Salome got up an hour early this morning so she could bring her camera to my riding lesson and get better pictures of us. I love her so much right now I can hardly stand it. From such small kindnesses to one another we will build a less sucky world.

(Apparently my blog is just 24/7 schmaltz these days. I’m not sorry.)

love’s executioner, by irving yalom

…our deepest wants can never be fulfilled: our wants for youth, for a halt to aging, for the return of vanished ones, for eternal love, protection, significance, for immortality itself.

one life, by kate grenville

One night she watched the tram light coming towards her, the rails gleaming, the road slick with rain. The trams had been a little adventure in the beginning but now they were the emblem of the hard machine of her days. I could step out in front of it, she thought. That would put an end to the misery and the loneliness and the feeling that every day would be like this forever. It would hurt, she supposed. But if she was lucky it would all be over in a second.

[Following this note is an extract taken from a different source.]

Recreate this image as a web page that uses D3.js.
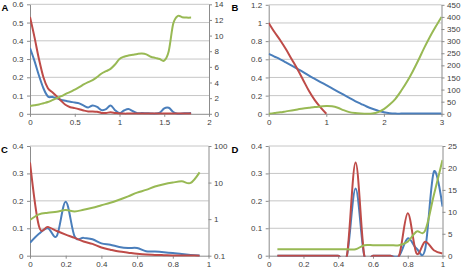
<!DOCTYPE html>
<html>
<head>
<meta charset="utf-8">
<script src="https://d3js.org/d3.v7.min.js"></script>
<style>
  body { margin: 0; background: #fff; }
  svg { display: block; }
  .axis text { font-family: "Liberation Sans", Arial, sans-serif; font-size: 8px; fill: #404040; }
  .axis path, .axis line { stroke: #8c8c8c; }
  .letter { font-family: "Liberation Sans", Arial, sans-serif; font-size: 9.5px; font-weight: bold; fill: #000; }
</style>
</head>
<body>
<script>
// ---- panel A ----
const xA = [0, 0.05, 0.1, 0.15, 0.2, 0.25, 0.3, 0.35, 0.4, 0.45, 0.5, 0.55, 0.6, 0.65, 0.7, 0.75, 0.8, 0.85, 0.9, 0.95,
            1, 1.05, 1.1, 1.15, 1.2, 1.25, 1.3, 1.35, 1.4, 1.45, 1.5, 1.55, 1.6, 1.65, 1.7, 1.75, 1.8];
const blueA = [0.36, 0.29, 0.21, 0.14, 0.095, 0.092, 0.085, 0.076, 0.071, 0.066, 0.062, 0.057, 0.045, 0.035, 0.046, 0.038, 0.02, 0.025, 0.046, 0.02,
               0.004, 0.018, 0.026, 0.014, 0.003, 0.004, 0.003, 0.002, 0.001, 0.006, 0.03, 0.033, 0.01, 0, 0.002, 0.003, 0.005];
const redA = [0.53, 0.42, 0.3, 0.2, 0.14, 0.118, 0.095, 0.07, 0.048, 0.036, 0.031, 0.025, 0.018, 0.013, 0.013, 0.011, 0.005, 0.005, 0.008, 0.005,
              0.002, 0.001, 0.001, 0.001, 0.001, 0.001, 0.001, 0.001, 0.001, 0.001, 0.001, 0.001, 0.001, 0.001, 0.001, 0.001, 0.001];
const greenA = [1.0, 1.1, 1.2, 1.35, 1.5, 1.75, 2.0, 2.25, 2.55, 2.8, 3.1, 3.4, 3.75, 4.05, 4.3, 4.7, 5.15, 5.45, 5.75, 6.3,
                7.0, 7.3, 7.45, 7.55, 7.65, 7.7, 7.6, 7.3, 7.15, 7.0, 6.8, 8.0, 11.5, 12.5, 12.35, 12.3, 12.3];
const xTicksA = [0, 0.5, 1, 1.5, 2];
const yTicksA = [0, 0.1, 0.2, 0.3, 0.4, 0.5, 0.6];
const rTicksA = [0, 2, 4, 6, 8, 10, 12, 14];

// ---- panel B ----
const xB = [0, 0.1, 0.2, 0.3, 0.4, 0.5, 0.6, 0.7, 0.8, 0.9, 1, 1.1, 1.2, 1.3, 1.4, 1.5, 1.6, 1.7, 1.8, 1.9,
            2, 2.1, 2.2, 2.3, 2.4, 2.5, 2.6, 2.7, 2.8, 2.9, 3];
const blueB = [0.66, 0.63, 0.6, 0.565, 0.53, 0.495, 0.46, 0.42, 0.385, 0.35, 0.315, 0.28, 0.245, 0.21, 0.175, 0.14, 0.11, 0.08, 0.055, 0.035,
               0.017, 0.006, 0.002, 0.002, 0.002, 0.002, 0.002, 0.002, 0.002, 0.002, 0.002];
const redB = [1.0, 0.9, 0.81, 0.71, 0.6, 0.49, 0.37, 0.25, 0.15, 0.07, 0];
const greenB = [0, 3, 6, 10, 14, 18, 22, 25, 28, 30, 32, 31, 25, 15, 7, 3, 1, 0, 1, 7,
                19, 38, 62, 95, 132, 175, 222, 272, 318, 360, 400];
const xTicksB = [0, 1, 2, 3];
const yTicksB = [0, 0.2, 0.4, 0.6, 0.8, 1, 1.2];
const rTicksB = [0, 50, 100, 150, 200, 250, 300, 350, 400, 450];

// ---- panel C ----
const xC = [0, 0.05, 0.1, 0.15, 0.2, 0.25, 0.3, 0.35, 0.4, 0.45, 0.5, 0.55, 0.6, 0.65, 0.7, 0.75, 0.8, 0.85, 0.9, 0.95];
const blueC = [0.047, 0.08, 0.1, 0.072, 0.197, 0.07, 0.065, 0.06, 0.045, 0.04, 0.032, 0.028, 0.028, 0.016, 0.015, 0.013, 0.01, 0.006, 0.003, 0.001];
const redC = [0.34, 0.108, 0.105, 0.09, 0.077, 0.065, 0.052, 0.043, 0.03, 0.022, 0.015, 0.011, 0.007, 0.004, 0.003, 0.002, 0.001, 0.001, 0.0005, 0];
const greenC = [0.95, 1.35, 1.5, 1.6, 1.78, 1.62, 1.8, 2.05, 2.4, 2.8, 3.4, 4.2, 5.3, 6.3, 7.8, 9.0, 10.0, 10.8, 9.8, 19];
const xTicksC = [0, 0.2, 0.4, 0.6, 0.8, 1];
const yTicksC = [0, 0.1, 0.2, 0.3, 0.4];
const rTicksC = [0.1, 1, 10, 100];

// ---- panel D ----
const xD = [0.05, 0.1, 0.15, 0.2, 0.25, 0.3, 0.35, 0.4, 0.45, 0.5, 0.55, 0.6, 0.65, 0.7, 0.75, 0.8, 0.85, 0.9, 0.95, 1];
const blueD = [0, 0, 0, 0, 0, 0, 0, 0, 0, 0.245, 0, 0, 0, 0, 0, 0.063, 0.027, 0.023, 0.306, 0.179];
const redD = [0, 0, 0, 0, 0, 0, 0, 0, 0, 0.34, 0, 0, 0, 0, 0, 0.155, 0.009, 0.051, 0.02, 0.008];
const greenD = [1.45, 1.45, 1.45, 1.45, 1.45, 1.45, 1.45, 1.45, 1.45, 1.45, 2.4, 2.4, 2.4, 2.4, 2.4, 3.2, 5.5, 5.7, 13.8, 21.8];
const xTicksD = [0, 0.2, 0.4, 0.6, 0.8, 1];
const yTicksD = [0, 0.1, 0.2, 0.3, 0.4];
const rTicksD = [0, 5, 10, 15, 20, 25];

const BLUE = "#4a7ebb", RED = "#be4b48", GREEN = "#98b954";

const svg = d3.select("body").append("svg").attr("width", 462).attr("height", 271);

const panels = [
    { label: "A", lx: 1.5, ly: 10.7, left: 30, right: 209, top: 4.3, bottom: 113.8,
      xDomain: [0, 2], xTicks: xTicksA, yTicks: yTicksA, rTicks: rTicksA, rLog: false,
      series: [[xA, blueA, BLUE, "l"], [xA, redA, RED, "l"], [xA, greenA, GREEN, "r"]] },
    { label: "B", lx: 231.5, ly: 10.7, left: 268.7, right: 441.5, top: 4.8, bottom: 113.8,
      xDomain: [0, 3], xTicks: xTicksB, yTicks: yTicksB, rTicks: rTicksB, rLog: false,
      series: [[xB, blueB, BLUE, "l"], [xB, redB, RED, "l"], [xB, greenB, GREEN, "r"]] },
    { label: "C", lx: 1, ly: 153.3, left: 30, right: 208.5, top: 146, bottom: 255.7,
      xDomain: [0, 1], xTicks: xTicksC, yTicks: yTicksC, rTicks: rTicksC, rLog: true,
      series: [[xC, blueC, BLUE, "l"], [xC, redC, RED, "l"], [xC, greenC, GREEN, "r"]] },
    { label: "D", lx: 231.5, ly: 153.3, left: 268.7, right: 442.5, top: 146, bottom: 255.7,
      xDomain: [0, 1], xTicks: xTicksD, yTicks: yTicksD, rTicks: rTicksD, rLog: false,
      series: [[xD, blueD, BLUE, "l"], [xD, redD, RED, "l"], [xD, greenD, GREEN, "r"]] }
];

const fmt = d => String(d);

panels.forEach(p => {
    const g = svg.append("g");
    const x = d3.scaleLinear().domain(p.xDomain).range([p.left, p.right]);
    const y = d3.scaleLinear().domain(d3.extent(p.yTicks)).range([p.bottom, p.top]);
    const r = (p.rLog ? d3.scaleLog() : d3.scaleLinear()).domain(d3.extent(p.rTicks)).range([p.bottom, p.top]);

    // horizontal gridlines at the left-axis ticks
    g.selectAll(".grid")
        .data(p.yTicks.slice(1))
        .enter().append("line")
        .attr("x1", p.left).attr("x2", p.right)
        .attr("y1", d => y(d)).attr("y2", d => y(d))
        .attr("stroke", "#c6c6c6").attr("stroke-width", 1);

    g.append("g").attr("class", "axis")
        .attr("transform", `translate(${p.left},0)`)
        .call(d3.axisLeft(y).tickValues(p.yTicks).tickFormat(fmt).tickSize(3).tickSizeOuter(0).tickPadding(3.5));

    g.append("g").attr("class", "axis")
        .attr("transform", `translate(${p.right},0)`)
        .call(d3.axisRight(r).tickValues(p.rTicks).tickFormat(fmt).tickSize(3).tickSizeOuter(0).tickPadding(2.5));

    g.append("g").attr("class", "axis")
        .attr("transform", `translate(0,${p.bottom})`)
        .call(d3.axisBottom(x).tickValues(p.xTicks).tickFormat(fmt).tickSize(3).tickSizeOuter(0).tickPadding(3));

    g.selectAll(".axis .domain").attr("stroke", "#8c8c8c");

    const clipId = "clip" + p.label;
    svg.append("clipPath").attr("id", clipId).append("rect")
        .attr("x", p.left).attr("y", p.top - 1)
        .attr("width", p.right - p.left).attr("height", p.bottom - p.top + 2);

    const lines = g.append("g").attr("clip-path", `url(#${clipId})`);
    p.series.forEach(([xs, vals, color, side]) => {
        const s = side === "r" ? r : y;
        const pts = vals.map((v, i) => [xs[i], v]);
        lines.append("path")
            .datum(pts)
            .attr("fill", "none")
            .attr("stroke", color)
            .attr("stroke-width", 2)
            .attr("d", d3.line().x(d => x(d[0])).y(d => s(d[1])).curve(d3.curveCardinal.tension(0)));
    });

    svg.append("text").attr("class", "letter").attr("x", p.lx).attr("y", p.ly).text(p.label);
});
</script>
</body>
</html>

In the moment she stood with that choice, she was free of everyone else in the world…

two years

My mother was a genius
My father commanded respect
When they died they left no instructions, just a legacy to protect
Death doesn’t discriminate between the sinners and the saints
It takes and it takes and it takes
And we keep living anyway
We rise and we fall and we break and we make our mistakes
And if there’s a reason I’m still alive
When everyone who loves me has died
I’m willing to wait for it
I’m willing to wait for it

one year

I had a meeting Friday morning with a man who does Silicon Valley liaison for Australian startups.

“I first came here to visit SGI when I was working at a manufacturing company called Wormald,” he said.

“Wormald, huh?” I said. “Did you know Robin Chalmers?”

“Of course I knew Robin!” He said that Dad was the first management theorist he’d met, and described Dad’s model of companies plateauing when their products were commoditized, and needing to find new products their factories could make in order to achieve new growth. The Innovator’s Dilemma, in other words, but worked out from scratch five years before that book was first published.

I remember having the same conversation with Dad myself. It was in the early 1990s, which was probably Peak Dad. I was at uni, flailing around, trying to figure out who I was and what I was going to be. He was running the factory, building the fire systems for the Collins Class submarines and thinking deeply about Australian manufacturing and competitiveness. We talked endlessly about everything: astronomy, Cantor’s diagonal argument, Christianity, geopolitics, John Donne, Martin Gardner, maths. He was unbelievably patient with me, and loving and funny and thoughtful and silly and wise.

I’m very grateful for the reminder of what he was like then, even if it did hit me like a bullet in the chest. I miss him so much.